時間(時のあいだ)と時刻(時を刻む)の違いは、木村敏さんがベルクソンの純粋持続やハイデガーによるアリストテレス読解などを通じて「時間と自己」第一部「こととしての時間」のなかで描いていた。http://d.hatena.ne.jp/k11/20071124にて時間の「量」と「質」といっているのは、木村さんのいう時間の「もの」と「こと」で、時間の空間化を「もの」化ではない方向で考えるというのも、実感を持って理解できる。「もの」と「こと」の存在論的差異というのもうーんと唸りながら考えるとなんとかなんとなく分かる。たぶん時間を[もの(イメージ)化]や[量的観測の対象化]に至らずに空間と結びつけるということだと思う。あとは、「時間と自己」第一部「こととしての時間 - 2あいだとしての時間 - あいだとしてのいまの拡がり」の

(ベルグソンのいう:引用者注)持続はそれ自身が差異化の動きなのであって、持続が持続として成立するためには、持続は差異のもう一方の側である空間を必要とする。しかしこのことは、持続が持続として成立する限り、決して純粋ではありえないということを意味する。<中略>これと全く同一の関係は、こととものとのあいだにも一般に言える。ことがこととして成立しうるためには、ことはそのつどすでに、あらかじめものによる「汚染」を蒙っているのでなくてはならない。

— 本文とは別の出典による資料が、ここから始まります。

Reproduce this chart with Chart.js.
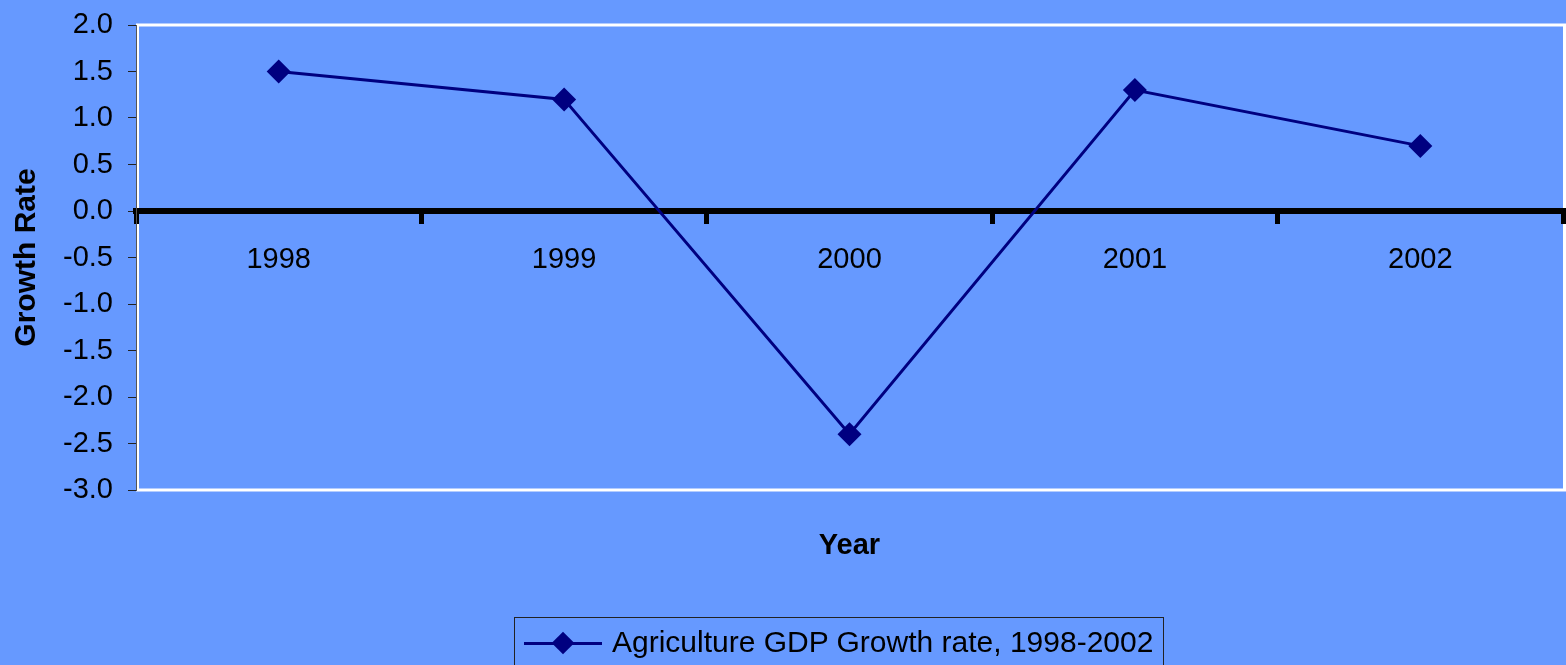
<!DOCTYPE html>
<html>
<head>
<meta charset="utf-8">
<script src="https://cdn.jsdelivr.net/npm/chart.js@4.4.1/dist/chart.umd.min.js"></script>
<style>
  html, body { margin: 0; padding: 0; background: #6699ff; overflow: hidden; }
  #wrap { position: relative; width: 1566px; height: 665px; }
  #legend {
    position: absolute; left: 514px; top: 617px; width: 650px; height: 52px;
    border: 1px solid #222; box-sizing: border-box;
    font-family: "Liberation Sans", Arial, sans-serif; font-size: 30px; color: #000;
  }
  #legend .sym { position: absolute; left: 9px; top: 24px; width: 78px; height: 3px; background: #000080; }
  #legend .dia { position: absolute; left: 40px; top: 17px; width: 16px; height: 16px; background: #000080; transform: rotate(45deg); }
  #legend .txt { position: absolute; left: 97px; top: 7px; white-space: nowrap; }
</style>
</head>
<body>
<div id="wrap">
  <canvas id="chart" width="1566" height="665"></canvas>
  <div id="legend"><div class="sym"></div><div class="dia"></div><span class="txt"></span></div>
</div>
<script>
const years = ['1998', '1999', '2000', '2001', '2002'];
const growth = [1.5, 1.2, -2.4, 1.3, 0.7];
const seriesLabel = 'Agriculture GDP Growth rate, 1998-2002';
const yMin = -3, yMax = 2, yStep = 0.5;

const font = "'Liberation Sans', Arial, sans-serif";
Chart.defaults.font.family = font;
Chart.defaults.color = '#000';

document.querySelector('#legend .txt').textContent = seriesLabel;

// white frame round the plot area
const frame = {
  id: 'frame',
  beforeDraw(chart) {
    const { ctx, chartArea: a } = chart;
    ctx.save();
    ctx.strokeStyle = '#fff';
    ctx.lineWidth = 3;
    ctx.beginPath();
    ctx.moveTo(a.left + 1.5, a.bottom);
    ctx.lineTo(a.left + 1.5, a.top);
    ctx.lineTo(a.right + 1.5, a.top);
    ctx.lineTo(a.right + 1.5, a.bottom);
    ctx.lineTo(a.left, a.bottom);
    ctx.stroke();
    ctx.restore();
  }
};

new Chart(document.getElementById('chart'), {
  type: 'line',
  data: {
    labels: years,
    datasets: [{
      label: seriesLabel,
      data: growth,
      borderColor: '#000080',
      backgroundColor: '#000080',
      borderWidth: 3,
      tension: 0,
      pointStyle: 'rectRot',
      pointRadius: 12,
      pointHoverRadius: 12,
      pointBorderWidth: 0,
      pointBackgroundColor: '#000080'
    }]
  },
  options: {
    responsive: false,
    animation: false,
    layout: { autoPadding: false, padding: { top: 25, right: 3, left: 0, bottom: 0 } },
    plugins: { legend: { display: false }, tooltip: { enabled: false } },
    scales: {
      x: {
        type: 'category',
        position: { y: 0 },
        offset: true,
        grid: { offset: true, drawOnChartArea: false, drawTicks: true, tickLength: 10, color: '#000', lineWidth: 5 },
        border: { color: '#000', width: 6 },
        ticks: { font: { size: 29 }, color: '#000', padding: 22 }
      },
      x2: {
        axis: 'x',
        type: 'category',
        position: 'bottom',
        grid: { display: false },
        border: { display: false },
        ticks: { display: false },
        title: { display: true, text: 'Year', font: { size: 29, weight: 'bold' }, color: '#000', padding: { top: 0, bottom: 102 } },
        afterFit: s => { s.height = 175; }
      },
      y: {
        min: yMin,
        max: yMax,
        ticks: { stepSize: yStep, font: { size: 29 }, color: '#000', padding: 15, callback: v => v.toFixed(1) },
        grid: { drawOnChartArea: false, drawTicks: true, tickLength: 8, color: '#222', lineWidth: 1 },
        border: { color: '#555', width: 1 },
        title: { display: true, text: 'Growth Rate', font: { size: 30, weight: 'bold' }, color: '#000', padding: { top: 9, bottom: 0 } },
        afterFit: s => { s.width = 136; s.paddingTop = 0; s.paddingBottom = 0; }
      }
    }
  },
  plugins: [frame]
});
</script>
</body>
</html>
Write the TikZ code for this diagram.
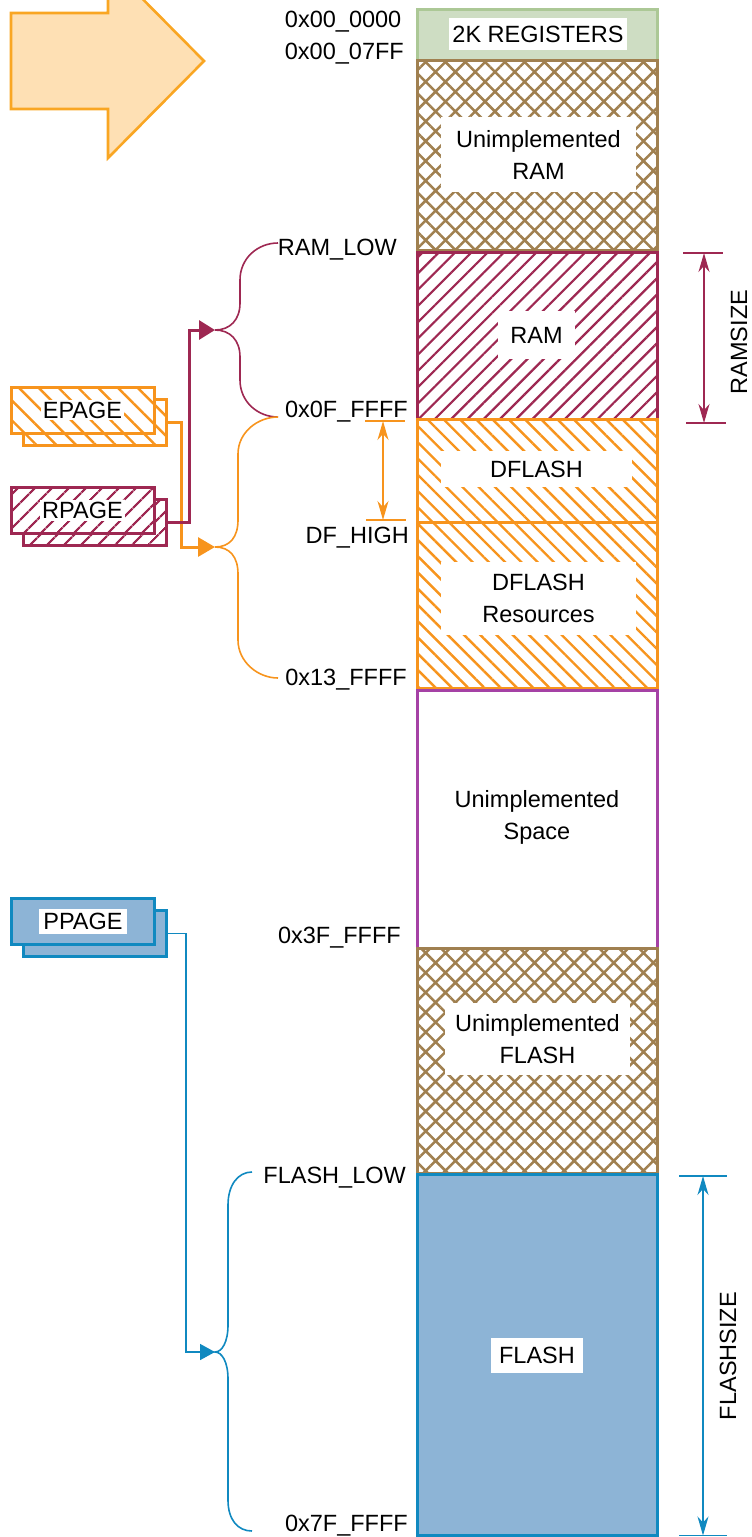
\documentclass[tikz,border=0pt]{standalone}
\usepackage{fontspec}
\setmainfont{Liberation Sans}
\usepackage{xcolor}
\usetikzlibrary{arrows.meta,patterns.meta}

\definecolor{regfill}{RGB}{206,221,195}
\definecolor{regline}{RGB}{172,200,150}
\definecolor{unimpl}{RGB}{160,128,80}
\definecolor{ramc}{RGB}{158,40,82}
\definecolor{dflc}{RGB}{247,148,29}
\definecolor{spacec}{RGB}{165,65,165}
\definecolor{flashline}{RGB}{16,137,192}
\definecolor{flashfill}{RGB}{141,180,214}
\definecolor{arrowfill}{RGB}{254,224,180}
\definecolor{arrowline}{RGB}{249,166,35}

\begin{document}
\begin{tikzpicture}[x=1pt,y=1pt,
	addr/.style={anchor=base east},
	tag/.style={fill=white, align=center},
	membox/.style={line width=3pt},
	pagebox/.style={draw, line width=3pt, minimum width=143pt, minimum height=46pt, preaction={fill=white}},
	dimline/.style={line width=1.6pt},
	dimarrow/.style={line width=1.6pt, {Stealth[length=19pt,width=11pt,inset=6pt]}-{Stealth[length=19pt,width=11pt,inset=6pt]}},
	brace/.style={line width=1.6pt}]
		\tikzstyle{every node}+=[inner sep=0pt, font=\fontsize{23.5}{32}\selectfont]
		\useasboundingbox (0,0) rectangle (752,-1537);
		% big arrow
		\draw [arrowline, fill=arrowfill, line width=2.6pt] (11,-13) -- (108,-13) -- (108,36) -- (204,-61) -- (108,-158) -- (108,-109) -- (11,-109) -- cycle;
		% memory column
		\draw [membox, regline, fill=regfill] (417,-9) rectangle (657,-60);
		\draw [membox, unimpl, pattern={Hatch[angle=45,distance=14pt,line width=2.5pt]}, pattern color=unimpl] (417,-60) rectangle (657,-250);
		\draw [membox, ramc, pattern={Lines[angle=45,distance=11.5pt,line width=2.2pt]}, pattern color=ramc] (417,-252) rectangle (657,-419);
		\draw [membox, dflc, pattern={Lines[angle=-45,distance=11.5pt,line width=2.4pt]}, pattern color=dflc] (417,-419) rectangle (657,-522);
		\draw [membox, dflc, pattern={Lines[angle=-45,distance=11.5pt,line width=2.4pt]}, pattern color=dflc] (417,-522) rectangle (657,-688);
		\draw [membox, spacec, fill=white] (417,-690) rectangle (657,-948);
		\draw [membox, unimpl, pattern={Hatch[angle=45,distance=14pt,line width=2.5pt]}, pattern color=unimpl] (417,-948) rectangle (657,-1173);
		\draw [membox, flashline, fill=flashfill] (417,-1174) rectangle (657,-1535);
		% region names
		\node [tag, minimum width=178pt, minimum height=32pt] (regs) at (538,-34) {2K REGISTERS};
		\node [tag, minimum width=195pt, minimum height=75pt] (uram) at (538.5,-154.5) {Unimplemented\\RAM};
		\node [tag, minimum width=77pt, minimum height=48pt] (ram) at (536.5,-335) {RAM};
		\node [tag, minimum width=191pt, minimum height=36pt] (dflash) at (536.5,-469) {DFLASH};
		\node [tag, minimum width=195pt, minimum height=73pt] (dres) at (538.5,-598.5) {DFLASH\\Resources};
		\node [align=center] (uspace) at (537,-817.5) {Unimplemented\\Space};
		\node [tag, minimum width=185pt, minimum height=72pt] (uflash) at (537.5,-1039) {Unimplemented\\FLASH};
		\node [tag, minimum width=92pt, minimum height=35pt] (flash) at (537,-1355.5) {FLASH};
		% addresses
		\node [addr] (a0000) at (401.5,-27.4) {0x00\_0000};
		\node [addr] (a07ff) at (404,-59.4) {0x00\_07FF};
		\node [addr] (ramlow) at (397,-255.4) {RAM\_LOW};
		\node [addr] (a0fff) at (408,-417.4) {0x0F\_FFFF};
		\node [addr] (dfhigh) at (409,-543.4) {DF\_HIGH};
		\node [addr] (a13ff) at (407,-685.4) {0x13\_FFFF};
		\node [addr] (a3fff) at (401,-943.4) {0x3F\_FFFF};
		\node [addr] (flashlow) at (406,-1183.4) {FLASH\_LOW};
		\node [addr] (a7fff) at (408,-1531.4) {0x7F\_FFFF};
		% sizes
		\coordinate (ramtop) at (704,-253);
		\coordinate (rambot) at (704,-423);
		\draw [dimline, ramc] (683,-253) -- (723,-253);
		\draw [dimline, ramc] (686,-423) -- (726,-423);
		\draw [dimarrow, ramc] (ramtop) -- (rambot);
		\node [rotate=90] (ramsize) at (739,-342) {RAMSIZE};
		\coordinate (flashtop) at (703,-1176);
		\coordinate (flashbot) at (703,-1535.5);
		\draw [dimline, flashline] (679,-1176) -- (727,-1176);
		\draw [dimline, flashline] (679,-1535.5) -- (727,-1535.5);
		\draw [dimarrow, flashline] (flashtop) -- (flashbot);
		\node [rotate=90] (flashsize) at (728,-1356) {FLASHSIZE};
		\coordinate (dftop) at (383,-421);
		\coordinate (dfbot) at (383,-520);
		\draw [dimline, dflc] (365,-421) -- (405,-421);
		\draw [dimline, dflc] (366,-520) -- (406,-520);
		\draw [dimarrow, dflc] (dftop) -- (dfbot);
		% page registers
		\node [pagebox, draw=dflc, pattern={Lines[angle=-45,distance=14pt,line width=2.4pt]}, pattern color=dflc] (epageB) at (94.5,-422.5) {};
		\node [pagebox, draw=dflc, pattern={Lines[angle=-45,distance=14pt,line width=2.4pt]}, pattern color=dflc] (epage) at (82.5,-410) {};
		\node [tag, inner sep=2pt] (epagetxt) at (epage) {EPAGE};
		\node [pagebox, draw=ramc, pattern={Lines[angle=45,distance=13pt,line width=2.4pt]}, pattern color=ramc] (rpageB) at (94.5,-522.5) {};
		\node [pagebox, draw=ramc, pattern={Lines[angle=45,distance=13pt,line width=2.4pt]}, pattern color=ramc] (rpage) at (82.5,-510.5) {};
		\node [tag, inner sep=2pt] (rpagetxt) at (rpage) {RPAGE};
		\node [pagebox, draw=flashline, fill=flashfill] (ppageB) at (95,-933.5) {};
		\node [pagebox, draw=flashline, fill=flashfill] (ppage) at (83,-921.5) {};
		\node [tag, inner sep=4pt] (ppagetxt) at (ppage) {PPAGE};
		% braces
		\coordinate (ramtip) at (215,-330);
		\coordinate (dftip) at (215,-547);
		\coordinate (flashtip) at (215,-1352);
		\draw [brace, ramc] (278,-243) .. controls (258,-243) and (240,-258) .. (240,-280) -- (240,-303) .. controls (240,-320) and (230,-330) .. (ramtip) .. controls (230,-330) and (240,-340) .. (240,-357) -- (240,-380) .. controls (240,-402) and (258,-417) .. (278,-417);
		\draw [brace, dflc] (278,-417) .. controls (258,-417) and (238,-432) .. (238,-454) -- (238,-520) .. controls (238,-537) and (230,-547) .. (dftip) .. controls (230,-547) and (238,-557) .. (238,-574) -- (238,-640) .. controls (238,-662) and (258,-678) .. (278,-678);
		\draw [brace, flashline] (252,-1172) .. controls (238,-1172) and (228,-1185) .. (228,-1205) -- (228,-1325) .. controls (228,-1342) and (222,-1352) .. (flashtip) .. controls (222,-1352) and (228,-1362) .. (228,-1379) -- (228,-1500) .. controls (228,-1520) and (238,-1531) .. (252,-1531);
		% page connectors
		\draw [dflc, line width=3pt, -{Triangle[length=17pt,width=19pt]}] (epageB.east) -- ++(14,0) |- (dftip);
		\draw [ramc, line width=3pt, -{Triangle[length=16pt,width=19pt]}] (rpageB.east) -- ++(22,0) |- (ramtip);
		\draw [flashline, line width=1.6pt, -{Triangle[length=15pt,width=16pt]}] (ppageB.east) -- ++(18,0) |- (flashtip);
\end{tikzpicture}
\end{document}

というベルクソンの純粋持続の概念を読み直す箇所で、「コト」は「モノ(かたち)」を通してからでないと起こりえなくて、といっても「モノ」をそのまま「物」としてみるのでは「コト」の次元は立ち上がってこなくて、「モノ(かたち)」の「コト」に繋がる側面を「質量」というキーワードで去年からしばらく考えていたことを思い出して、楽しい。「コト」が起こるための「モノ(かたち)」にはおそらくふたつの側面がある。形相と質量?意味されるものと意味するもの?なんともややこしい。。とにかく「コト」が起こるための「モノ(かたち)」の可能性は、象徴や通念やなんかの「意味」の側面ではなく、ということはつまり「モノ(かたち)」の記号的な側面ではなく、「モノ(かたち)」の質量的な側面にある。たぶん。あとすくなくとも私は「コト」は「モノ(かたち)」を通してからでないと起こりえないということを「汚染」というネガティブなことばでは捉えたくはないなあと。そういえばこういうことを考えだしたきっかけは、音楽の時間(時のあいだ)に時刻(時を刻む)を持ち込むことへの疑問というか、そういうのがいまだに完全には払拭できていないから、だったような。そのなかではなんらかの法則というか論理があるのかもしれないけれども、そのなかでだけ自足してしまっていないかい、それを体験する私たちになにか働きかける要素はあるのかい、という。法則とか論理を楽しむ、というベクトルにおいては、それをそのままダイレクトに出力する(というのはそもそも原理上不可能なのだけれども。どこまでいっても「翻訳」もしくはメディアの「移し替え」によるノイズを排除できない)という志向よりも、とにかく迂回して迂回して遠いところから攻める、という志向がいいような気がする。なんでもそうかもしれないけれど。法則とか論理とかはクッションなしの「そのまま」ではそもそも知覚すらできないというか、現前性が生じえない、というか。音楽の時間(時のあいだ)に時刻(時を刻む)を持ち込むことは、音楽の時間(時のあいだ)の「もの」化であり、それが「もの」にとどまって「こと」に至らない以上、その体験の可能性はその「もの」の要素に含まれる単一の文脈(視点・観点)の狭い範囲にのみ限られてしまう、といっても、体験の可能性がその「もの」の要素に含まれる単一の文脈(視点・観点)の狭い範囲にのみ限られてしまうのは、なにも時刻(時を刻む)ことだけに限らないし、そもそも狭い範囲のなかだけの専門的なはなしが悪いわけでもないし、それでも、狭い範囲のなかだけの専門的なはなしになるとやっぱり、「もの」についての「もの」になるというか、「モノ(かたち)」についての「モノ(かたち)」になるような気はする。それ以外への通路があらかじめ塞がれていないと成り立たない世界というか。